**TASK TO CARRY OUT**
Copy all of the material exactly. Pictures are not to appear in the copy.

**AVAILABLE DATA**
★ ★ ★ ★
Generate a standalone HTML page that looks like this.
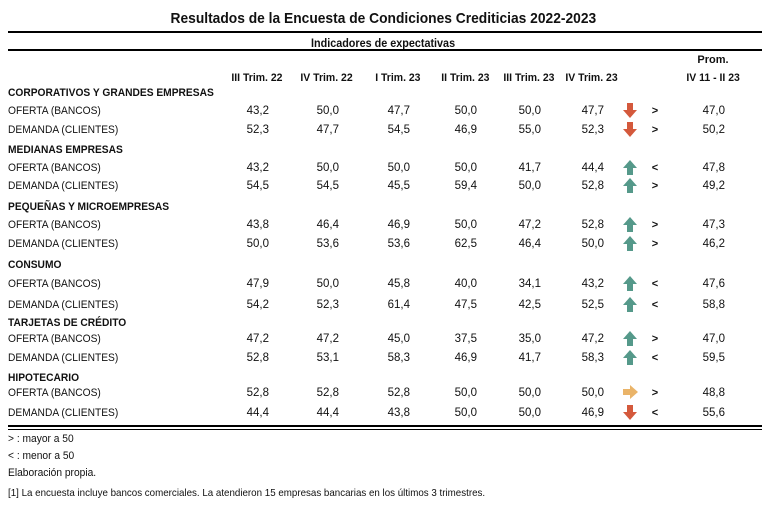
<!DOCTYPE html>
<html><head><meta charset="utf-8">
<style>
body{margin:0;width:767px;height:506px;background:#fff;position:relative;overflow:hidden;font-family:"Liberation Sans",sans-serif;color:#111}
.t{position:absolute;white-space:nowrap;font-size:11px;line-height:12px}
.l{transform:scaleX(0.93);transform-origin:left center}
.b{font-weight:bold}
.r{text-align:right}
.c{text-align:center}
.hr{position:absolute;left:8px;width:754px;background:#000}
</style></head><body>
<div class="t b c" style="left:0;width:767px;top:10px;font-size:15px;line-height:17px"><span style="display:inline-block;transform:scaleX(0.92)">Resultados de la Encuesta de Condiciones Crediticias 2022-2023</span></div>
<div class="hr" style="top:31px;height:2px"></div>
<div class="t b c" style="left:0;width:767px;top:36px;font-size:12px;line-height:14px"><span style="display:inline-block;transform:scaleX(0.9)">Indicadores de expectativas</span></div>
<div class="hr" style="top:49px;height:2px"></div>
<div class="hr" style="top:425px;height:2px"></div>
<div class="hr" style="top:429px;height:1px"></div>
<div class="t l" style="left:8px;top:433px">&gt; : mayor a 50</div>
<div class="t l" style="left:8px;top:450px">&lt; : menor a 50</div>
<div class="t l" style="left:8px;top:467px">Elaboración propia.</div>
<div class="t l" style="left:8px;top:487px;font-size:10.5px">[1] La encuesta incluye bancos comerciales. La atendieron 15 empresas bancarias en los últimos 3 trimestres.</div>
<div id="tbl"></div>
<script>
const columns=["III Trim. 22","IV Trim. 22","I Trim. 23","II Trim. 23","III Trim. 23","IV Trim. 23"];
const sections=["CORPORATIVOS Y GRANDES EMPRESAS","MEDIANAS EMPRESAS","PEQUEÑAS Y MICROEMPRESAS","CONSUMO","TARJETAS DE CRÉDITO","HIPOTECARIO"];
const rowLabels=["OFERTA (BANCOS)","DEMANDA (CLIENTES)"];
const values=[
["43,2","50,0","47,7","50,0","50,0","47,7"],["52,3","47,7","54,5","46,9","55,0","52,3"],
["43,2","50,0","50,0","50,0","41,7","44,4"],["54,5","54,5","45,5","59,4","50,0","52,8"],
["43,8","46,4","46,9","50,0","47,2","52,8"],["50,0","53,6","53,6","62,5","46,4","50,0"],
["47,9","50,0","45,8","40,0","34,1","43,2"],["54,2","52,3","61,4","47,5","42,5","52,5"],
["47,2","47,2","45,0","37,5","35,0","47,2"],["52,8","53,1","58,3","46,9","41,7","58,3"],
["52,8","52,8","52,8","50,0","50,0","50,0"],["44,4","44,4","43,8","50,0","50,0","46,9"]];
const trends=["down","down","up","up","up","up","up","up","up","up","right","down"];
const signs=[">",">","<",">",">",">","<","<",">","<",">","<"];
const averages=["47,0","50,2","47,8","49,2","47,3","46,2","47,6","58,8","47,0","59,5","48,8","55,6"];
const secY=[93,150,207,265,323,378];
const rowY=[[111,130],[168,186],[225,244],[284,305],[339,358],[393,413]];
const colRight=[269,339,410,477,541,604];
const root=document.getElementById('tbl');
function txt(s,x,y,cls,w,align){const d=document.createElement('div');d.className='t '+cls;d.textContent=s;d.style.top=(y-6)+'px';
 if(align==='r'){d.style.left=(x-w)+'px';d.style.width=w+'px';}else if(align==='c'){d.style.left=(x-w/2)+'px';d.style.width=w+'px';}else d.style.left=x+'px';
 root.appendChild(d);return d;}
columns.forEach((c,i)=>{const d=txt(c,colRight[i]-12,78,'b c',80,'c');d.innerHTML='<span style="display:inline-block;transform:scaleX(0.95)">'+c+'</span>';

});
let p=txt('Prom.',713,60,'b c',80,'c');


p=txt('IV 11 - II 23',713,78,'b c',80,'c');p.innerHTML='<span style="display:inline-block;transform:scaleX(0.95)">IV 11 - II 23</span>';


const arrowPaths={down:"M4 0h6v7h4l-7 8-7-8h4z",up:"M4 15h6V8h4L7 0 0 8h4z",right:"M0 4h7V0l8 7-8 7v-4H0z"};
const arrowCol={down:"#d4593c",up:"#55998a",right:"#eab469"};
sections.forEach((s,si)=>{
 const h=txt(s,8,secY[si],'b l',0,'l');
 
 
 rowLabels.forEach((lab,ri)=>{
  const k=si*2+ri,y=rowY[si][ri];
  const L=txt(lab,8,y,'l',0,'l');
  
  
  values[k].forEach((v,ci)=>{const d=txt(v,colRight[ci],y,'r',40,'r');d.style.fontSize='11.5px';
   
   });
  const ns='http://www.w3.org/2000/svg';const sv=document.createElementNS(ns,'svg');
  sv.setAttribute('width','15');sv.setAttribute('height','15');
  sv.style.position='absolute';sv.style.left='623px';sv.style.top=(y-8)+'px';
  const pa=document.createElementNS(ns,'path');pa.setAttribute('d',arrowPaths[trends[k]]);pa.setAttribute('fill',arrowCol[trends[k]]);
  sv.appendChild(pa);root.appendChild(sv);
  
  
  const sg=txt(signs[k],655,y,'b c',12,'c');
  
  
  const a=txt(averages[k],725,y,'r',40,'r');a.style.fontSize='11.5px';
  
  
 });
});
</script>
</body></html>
★ ★ ★ ★
**RESPONSE**
Generate a standalone HTML page that looks like this.
<!DOCTYPE html>
<html><head><meta charset="utf-8">
<style>
body{margin:0;width:767px;height:506px;background:#fff;position:relative;overflow:hidden;font-family:"Liberation Sans",sans-serif;color:#111}
.t{position:absolute;white-space:nowrap;font-size:11px;line-height:12px}
.l{transform:scaleX(0.93);transform-origin:left center}
.b{font-weight:bold}
.r{text-align:right}
.c{text-align:center}
.hr{position:absolute;left:8px;width:754px;background:#000}
</style></head><body>
<div class="t b c" style="left:0;width:767px;top:10px;font-size:15px;line-height:17px"><span style="display:inline-block;transform:scaleX(0.92)">Resultados de la Encuesta de Condiciones Crediticias 2022-2023</span></div>
<div class="hr" style="top:31px;height:2px"></div>
<div class="t b c" style="left:0;width:767px;top:36px;font-size:12px;line-height:14px"><span style="display:inline-block;transform:scaleX(0.9)">Indicadores de expectativas</span></div>
<div class="hr" style="top:49px;height:2px"></div>
<div class="hr" style="top:425px;height:2px"></div>
<div class="hr" style="top:429px;height:1px"></div>
<div class="t l" style="left:8px;top:433px">&gt; : mayor a 50</div>
<div class="t l" style="left:8px;top:450px">&lt; : menor a 50</div>
<div class="t l" style="left:8px;top:467px">Elaboración propia.</div>
<div class="t l" style="left:8px;top:487px;font-size:10.5px">[1] La encuesta incluye bancos comerciales. La atendieron 15 empresas bancarias en los últimos 3 trimestres.</div>
<div id="tbl"></div>
<script>
const columns=["III Trim. 22","IV Trim. 22","I Trim. 23","II Trim. 23","III Trim. 23","IV Trim. 23"];
const sections=["CORPORATIVOS Y GRANDES EMPRESAS","MEDIANAS EMPRESAS","PEQUEÑAS Y MICROEMPRESAS","CONSUMO","TARJETAS DE CRÉDITO","HIPOTECARIO"];
const rowLabels=["OFERTA (BANCOS)","DEMANDA (CLIENTES)"];
const values=[
["43,2","50,0","47,7","50,0","50,0","47,7"],["52,3","47,7","54,5","46,9","55,0","52,3"],
["43,2","50,0","50,0","50,0","41,7","44,4"],["54,5","54,5","45,5","59,4","50,0","52,8"],
["43,8","46,4","46,9","50,0","47,2","52,8"],["50,0","53,6","53,6","62,5","46,4","50,0"],
["47,9","50,0","45,8","40,0","34,1","43,2"],["54,2","52,3","61,4","47,5","42,5","52,5"],
["47,2","47,2","45,0","37,5","35,0","47,2"],["52,8","53,1","58,3","46,9","41,7","58,3"],
["52,8","52,8","52,8","50,0","50,0","50,0"],["44,4","44,4","43,8","50,0","50,0","46,9"]];
const trends=["down","down","up","up","up","up","up","up","up","up","right","down"];
const signs=[">",">","<",">",">",">","<","<",">","<",">","<"];
const averages=["47,0","50,2","47,8","49,2","47,3","46,2","47,6","58,8","47,0","59,5","48,8","55,6"];
const secY=[93,150,207,265,323,378];
const rowY=[[111,130],[168,186],[225,244],[284,305],[339,358],[393,413]];
const colRight=[269,339,410,477,541,604];
const root=document.getElementById('tbl');
function txt(s,x,y,cls,w,align){const d=document.createElement('div');d.className='t '+cls;d.textContent=s;d.style.top=(y-6)+'px';
 if(align==='r'){d.style.left=(x-w)+'px';d.style.width=w+'px';}else if(align==='c'){d.style.left=(x-w/2)+'px';d.style.width=w+'px';}else d.style.left=x+'px';
 root.appendChild(d);return d;}
columns.forEach((c,i)=>{const d=txt(c,colRight[i]-12,78,'b c',80,'c');d.innerHTML='<span style="display:inline-block;transform:scaleX(0.95)">'+c+'</span>';

});
let p=txt('Prom.',713,60,'b c',80,'c');


p=txt('IV 11 - II 23',713,78,'b c',80,'c');p.innerHTML='<span style="display:inline-block;transform:scaleX(0.95)">IV 11 - II 23</span>';


const arrowPaths={down:"M4 0h6v7h4l-7 8-7-8h4z",up:"M4 15h6V8h4L7 0 0 8h4z",right:"M0 4h7V0l8 7-8 7v-4H0z"};
const arrowCol={down:"#d4593c",up:"#55998a",right:"#eab469"};
sections.forEach((s,si)=>{
 const h=txt(s,8,secY[si],'b l',0,'l');
 
 
 rowLabels.forEach((lab,ri)=>{
  const k=si*2+ri,y=rowY[si][ri];
  const L=txt(lab,8,y,'l',0,'l');
  
  
  values[k].forEach((v,ci)=>{const d=txt(v,colRight[ci],y,'r',40,'r');d.style.fontSize='11.5px';
   
   });
  const ns='http://www.w3.org/2000/svg';const sv=document.createElementNS(ns,'svg');
  sv.setAttribute('width','15');sv.setAttribute('height','15');
  sv.style.position='absolute';sv.style.left='623px';sv.style.top=(y-8)+'px';
  const pa=document.createElementNS(ns,'path');pa.setAttribute('d',arrowPaths[trends[k]]);pa.setAttribute('fill',arrowCol[trends[k]]);
  sv.appendChild(pa);root.appendChild(sv);
  
  
  const sg=txt(signs[k],655,y,'b c',12,'c');
  
  
  const a=txt(averages[k],725,y,'r',40,'r');a.style.fontSize='11.5px';
  
  
 });
});
</script>
</body></html>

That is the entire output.